Hanusch’s sculpture embodies many of the show’s themes: a pink-coloured, over-sized chain, handcrafted link-by-link is hoisted up to the gallery ceiling and supported by a bright pink beam of oak. The work is impressive in its skill and meticulous construction, while self-defeating and self-deprecating in its lack of function. The piece is brash in its self-confidence and monumentality while it amuses and undermines itself in its humour. Niamh Riordan’s ‘Milk Spoons’ (2016), floppy casts of spoons made from milk and dye, and Robert Rush’s up-turned, glazed sink ‘Portal to an unseen world’ (2016) underscore this subjugation of function to form.

Some works in the show enjoy revelling in crudeness and lewdness. Andrew Gillespie’s ‘Fun in Functional’ (2016), a partially concealed poster print ruminating on the many uses of the word ‘shit,’ is a case in point, as is Josephine Flynn’s ‘Untitled - Turd’ (2013), a giant silver-foil turd, propped carefully against the wall, nestled in a blanket. The rough and ready forms of Laurence Owen’s ‘Channel 4’ (2016) and Matthew Peers’ discrete ‘Untitled (bunher i)’ (2016) sit in dialogue with these: material crudeness against linguistic crudeness.

These works are offset by quieter moments. Leah Carless’ jesmonite castings of hands and the soles of feet adds a touch of delicacy in ‘Fillers’ (2016), while Kate Owens’ intriguing textile collage, ‘Trying to cut out a heart’ (2016) suggests a note of sentimentality. The cut-out strips and pieces of found fabrics arrayed on a long, grey background incite curiosity about the artist’s processes of selection and arrangement. Phil Root’s ‘Merchant on Pilgrim’s Way’ (2016), a handmade t-shirt adorned with a selection of Tarot cards, provides a hook for a narrative line of flight.

The show’s title refers to a meta-structure placed above this assemblage; by climbing a few steps we access a vantage point elevated above the objects and view the room anew through a window, watching the exhibition and its audience as if from the outside. If the exhibition until now has foregrounded the objectness of the objects, then this turn draws attention to the interrelationships of these objects and their viewers.

For all the crudeness and humour found in these works the artists seem to share a sense of seriousness in their approach to practice. Essen describes the artists gathered here as ‘a collection of makers, doers, plants, connectors, generators, dynamos, emitters and conductors’. Manual labour, work, the importance of studio practice, making and materiality run through the objects he has collected together. This is paired with an interest in the modes of sociality and interaction that might occur around the works.

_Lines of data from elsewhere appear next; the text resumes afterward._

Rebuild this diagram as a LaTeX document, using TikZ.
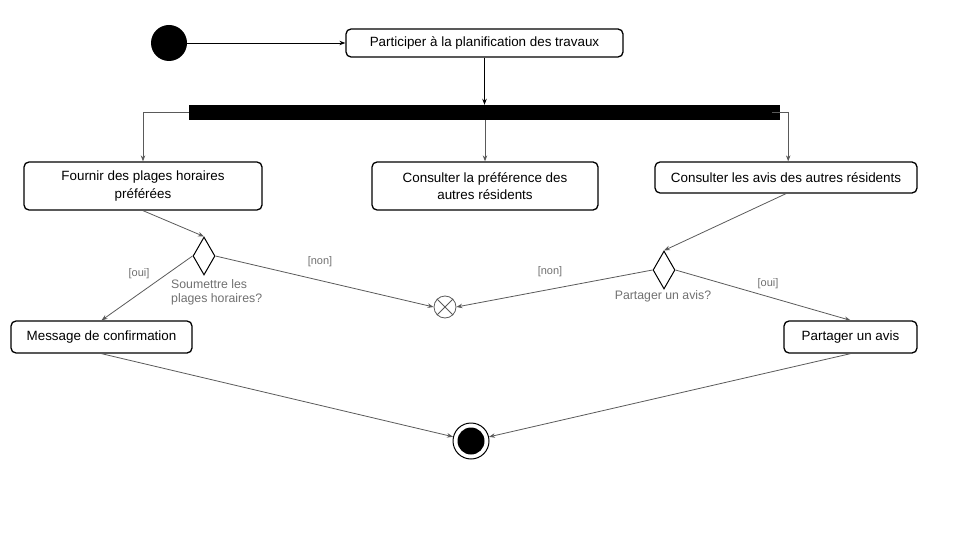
\documentclass[tikz,border=0pt]{standalone}
\usepackage{fontspec}
\setmainfont{Liberation Sans}
\usetikzlibrary{shapes.geometric,arrows.meta}
\definecolor{edgegray}{HTML}{5A5A5A}
\definecolor{labelgray}{HTML}{707070}
\begin{document}
\begin{tikzpicture}[x=1pt,y=-1pt,
  act/.style={draw=black, line width=1.3pt, rounded corners=5pt, inner sep=0pt,
    align=center, font=\fontsize{13.4}{17.5}\selectfont},
  flow/.style={draw=edgegray, line width=0.8pt, -{Stealth[length=6pt,width=4.5pt]}},
  mainflow/.style={draw=black, line width=0.9pt, -{Stealth[length=6pt,width=4.5pt]}},
  decision/.style={diamond, draw=black, line width=1pt, inner sep=0pt,
    minimum width=22pt, minimum height=38pt},
  guard/.style={text=labelgray, font=\fontsize{11}{13}\selectfont, inner sep=1pt},
  question/.style={text=labelgray, font=\fontsize{12.3}{14}\selectfont, inner sep=1pt, align=left}
]
\useasboundingbox (0,0) rectangle (960,540);

% initial node and first action
\node[circle, fill=black, minimum size=36pt, inner sep=0pt] (start) at (169,43) {};
\node[act, minimum width=277pt, minimum height=28pt] (plan) at (484.5,43)
  {Participer à la planification des travaux};

% fork bar
\node[fill=black, minimum width=591pt, minimum height=15pt, inner sep=0pt] (fork) at (484.5,112.5) {};

% parallel actions
\node[act, minimum width=238pt, minimum height=48pt] (fournir) at (143,186)
  {Fournir des plages horaires\\préférées};
\node[act, minimum width=226pt, minimum height=48pt] (pref) at (485,186)
  {Consulter la préférence des\\autres résidents};
\node[act, minimum width=262pt, minimum height=31pt] (avis) at (786,177.5)
  {Consulter les avis des autres résidents};

% decisions
\node[decision] (d1) at (204,256) {};
\node[decision] (d2) at (664,270) {};

% flow final
\node[circle, draw=edgegray, line width=0.8pt, minimum size=22pt, inner sep=0pt] (ff) at (445,307) {};
\draw[edgegray, line width=0.8pt] (ff.north west) -- (ff.south east) (ff.north east) -- (ff.south west);

% outcome actions
\node[act, minimum width=181pt, minimum height=32pt] (confirm) at (101.5,337)
  {Message de confirmation};
\node[act, minimum width=133pt, minimum height=32pt] (partager) at (850.5,337)
  {Partager un avis};

% activity final
\node[circle, draw=black, line width=1pt, minimum size=36pt, inner sep=0pt] (end) at (471,441) {};
\fill[black] (end.center) circle[radius=13.5pt];

% connectors
\draw[mainflow] (start.east) -- (plan.west);
\draw[mainflow] (plan.south) -- (plan.south |- fork.north);
\draw[flow] (fork.west) -| (fournir.north);
\draw[flow] (fork.south -| pref.north) -- (pref.north);
\draw[flow] ([xshift=-8pt]fork.east) -- ([xshift=8pt]fork.east) -- ([xshift=8pt]fork.east |- avis.north);

\draw[flow] (fournir.south) -- (d1.north);
\draw[flow] (avis.south) -- (d2.north);

\draw[flow] (d1.west) -- (confirm.north);
\draw[flow] (d1.east) -- (ff.west);
\draw[flow] (d2.west) -- (ff.east);
\draw[flow] (d2.east) -- (partager.north);

\draw[flow] (confirm.south) -- (end);
\draw[flow] (partager.south) -- (end);

% guards and decision labels
\node[guard] (g1) at (139,274) {[oui]};
\node[guard] (g2) at (320,262) {[non]};
\node[guard] (g3) at (550,272) {[non]};
\node[guard] (g4) at (768,284) {[oui]};
\node[question, anchor=north west] (q1) at (170,278.5) {Soumettre les\\plages horaires?};
\node[question] (q2) at (663,296.5) {Partager un avis?};
\end{tikzpicture}
\end{document}
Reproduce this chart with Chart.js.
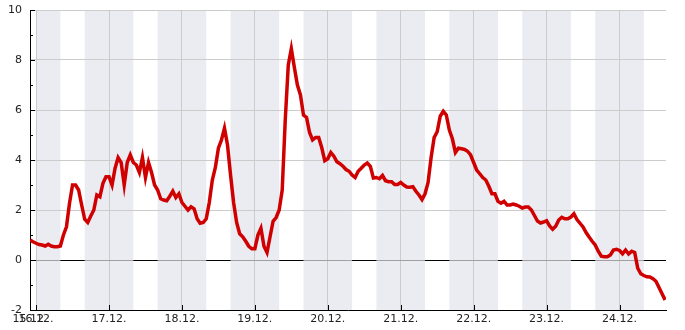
<!doctype html>
<html lang="de">
  <head>
    <meta charset="UTF-8" />
    <title>Temperaturverlauf</title>
    <script src="https://cdn.jsdelivr.net/npm/chart.js"></script>
    <style>
      body {
        margin: 0;
        background: #ffffff;
      }
      #wrap {
        width: 685px;
        height: 330px;
        position: relative;
      }
    </style>
  </head>
  <body>
    <div id="wrap"><canvas id="tempChart"></canvas></div>

    <script>
      // Stunden seit 15.12. 00:00, erster Messwert um 22:00
      const startHour = 22;
      // stündliche Werte
      const temps = [
        0.8, 0.73, 0.67, 0.62, 0.6, 0.56, 0.63, 0.56, 0.53, 0.53,
        0.56, 1.0, 1.33, 2.27, 3.0, 3.0, 2.8, 2.2, 1.63, 1.5,
        1.76, 2.0, 2.6, 2.53, 3.07, 3.33, 3.33, 3.0, 3.67, 4.1,
        3.9, 3.0, 3.9, 4.2, 3.9, 3.8, 3.5, 4.1, 3.3, 3.9,
        3.5, 3.0, 2.8, 2.45, 2.4, 2.37, 2.55, 2.75, 2.5, 2.65,
        2.3, 2.15, 2.0, 2.13, 2.05, 1.65, 1.47, 1.5, 1.65, 2.3,
        3.2, 3.7, 4.47, 4.8, 5.27, 4.6, 3.4, 2.3, 1.5, 1.05,
        0.93, 0.75, 0.55, 0.45, 0.45, 1.0, 1.27, 0.55, 0.3, 0.93,
        1.55, 1.7, 2.0, 2.8, 5.6, 7.8, 8.45, 7.7, 7.0, 6.6,
        5.8, 5.7, 5.1, 4.8, 4.9, 4.9, 4.5, 3.97, 4.05, 4.3,
        4.15, 3.93, 3.85, 3.75, 3.62, 3.55, 3.4, 3.3, 3.55, 3.67,
        3.8, 3.88, 3.75, 3.28, 3.3, 3.25, 3.38, 3.17, 3.13, 3.13,
        3.02, 3.02, 3.1, 3.0, 2.92, 2.91, 2.93, 2.75, 2.6, 2.42,
        2.65, 3.1, 4.1, 4.9, 5.13, 5.75, 5.95, 5.8, 5.2, 4.85,
        4.3, 4.47, 4.45, 4.42, 4.35, 4.2, 3.9, 3.6, 3.45, 3.3,
        3.2, 2.95, 2.65, 2.65, 2.35, 2.27, 2.35, 2.2, 2.2, 2.24,
        2.2, 2.15, 2.08, 2.12, 2.12, 2.0, 1.78, 1.56, 1.48, 1.52,
        1.57, 1.36, 1.23, 1.35, 1.6, 1.71, 1.65, 1.65, 1.72, 1.85,
        1.62, 1.47, 1.32, 1.1, 0.92, 0.75, 0.6, 0.35, 0.15, 0.13,
        0.13, 0.2, 0.4, 0.43, 0.38, 0.25, 0.4, 0.24, 0.35, 0.3,
        -0.33, -0.55, -0.62, -0.67, -0.68, -0.75, -0.85, -1.1, -1.35, -1.6,
      ];

      // Achse: Tage (Mitternacht) und Beschriftung
      const tickHours = [22, 24, 48, 72, 96, 120, 144, 168, 192, 216];
      const tickLabels = ["15.12.", "16.12.", "17.12.", "18.12.", "19.12.", "20.12.", "21.12.", "22.12.", "23.12.", "24.12."];
      // Nachtstunden (16:00 - 08:00), grau hinterlegt
      const nightFrom = [24, 40, 64, 88, 112, 136, 160, 184, 208];
      const nightTo = [32, 56, 80, 104, 128, 152, 176, 200, 224];

      const xMin = 22;
      const xMax = 231.3;

      const points = temps.map((t, i) => ({ x: startHour + i, y: t }));

      Chart.defaults.font.family = "'DejaVu Sans', sans-serif";
      Chart.defaults.font.size = 11;
      Chart.defaults.color = "#222";

      // Hintergrundstreifen für die Nacht
      const nightBands = {
        id: "nightBands",
        beforeDraw(chart) {
          const { ctx, chartArea, scales } = chart;
          ctx.save();
          ctx.fillStyle = "#ebecf2";
          nightFrom.forEach((from, i) => {
            const a = Math.max(scales.x.getPixelForValue(from), chartArea.left);
            const b = Math.min(scales.x.getPixelForValue(nightTo[i]), chartArea.right);
            if (b > a) ctx.fillRect(a, chartArea.top, b - a, chartArea.bottom - chartArea.top);
          });
          ctx.restore();
        },
        beforeDatasetsDraw(chart) {
          const { ctx, chartArea, scales } = chart;
          const y0 = Math.round(scales.y.getPixelForValue(0)) + 0.5;
          ctx.save();
          ctx.strokeStyle = "#000";
          ctx.lineWidth = 1;
          // Nulllinie schwarz nur ausserhalb der Nachtstreifen
          let pos = chartArea.left;
          const edges = nightFrom.map((f, i) => [scales.x.getPixelForValue(f), scales.x.getPixelForValue(nightTo[i])]);
          ctx.beginPath();
          edges.forEach(([a, b]) => {
            if (a > pos) {
              ctx.moveTo(pos, y0);
              ctx.lineTo(a, y0);
            }
            pos = Math.max(pos, b);
          });
          if (pos < chartArea.right) {
            ctx.moveTo(pos, y0);
            ctx.lineTo(chartArea.right, y0);
          }
          ctx.stroke();

          // Teilstriche nach innen
          ctx.beginPath();
          for (let v = -2; v <= 10; v++) {
            const y = Math.round(scales.y.getPixelForValue(v)) + 0.5;
            const len = v % 2 === 0 ? 5 : 3;
            ctx.moveTo(chartArea.left, y);
            ctx.lineTo(chartArea.left + len, y);
          }
          tickHours.slice(1).forEach((h) => {
            const x = Math.round(scales.x.getPixelForValue(h)) + 0.5;
            ctx.moveTo(x, chartArea.bottom);
            ctx.lineTo(x, chartArea.bottom - 5);
          });
          ctx.stroke();
          ctx.restore();
        },
      };

      const ctx = document.getElementById("tempChart").getContext("2d");
      new Chart(ctx, {
        type: "line",
        data: {
          datasets: [
            {
              data: points,
              borderColor: "#d00000",
              borderWidth: 3.5,
              pointRadius: 0,
              tension: 0,
              fill: false,
            },
          ],
        },
        options: {
          responsive: true,
          maintainAspectRatio: false,
          animation: false,
          events: [],
          layout: { padding: { top: 10, right: 19, left: 0, bottom: 0 } },
          plugins: {
            legend: { display: false },
            tooltip: { enabled: false },
          },
          scales: {
            x: {
              type: "linear",
              min: xMin,
              max: xMax,
              afterBuildTicks: (scale) => {
                scale.ticks = tickHours.map((v) => ({ value: v }));
              },
              afterFit: (scale) => {
                scale.height = 20;
                scale.paddingLeft = 0;
                scale.paddingRight = 0;
              },
              ticks: {
                autoSkip: false,
                maxRotation: 0,
                padding: 3,
                callback: (value) => tickLabels[tickHours.indexOf(value)],
              },
              grid: { color: "#cccccc", drawTicks: false },
              border: { color: "#000" },
            },
            y: {
              min: -2,
              max: 10,
              afterFit: (scale) => {
                scale.width = 30;
                scale.paddingTop = 0;
                scale.paddingBottom = 0;
              },
              ticks: { stepSize: 2, padding: 8 },
              grid: {
                drawTicks: false,
                color: (c) => (c.tick && c.tick.value === 0 ? "#a0a0a0" : "#cccccc"),
              },
              border: { color: "#000" },
            },
          },
        },
        plugins: [nightBands],
      });
    </script>
  </body>
</html>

The accompanying text invites us to think about the political ramifications of the aesthetic decisions and processes made by the artists. Essen values ‘auto-didacticism, artists who are prolific in pursuit and vision, [who] never stop working or thinking’. Like the formal quality of the work this political dimension feels like one of resolved experimentation, a pursuit of singular visions and collectivity around personally-defined value systems. This is a politics to be pursued with sustained seriousness but not without humour or accident.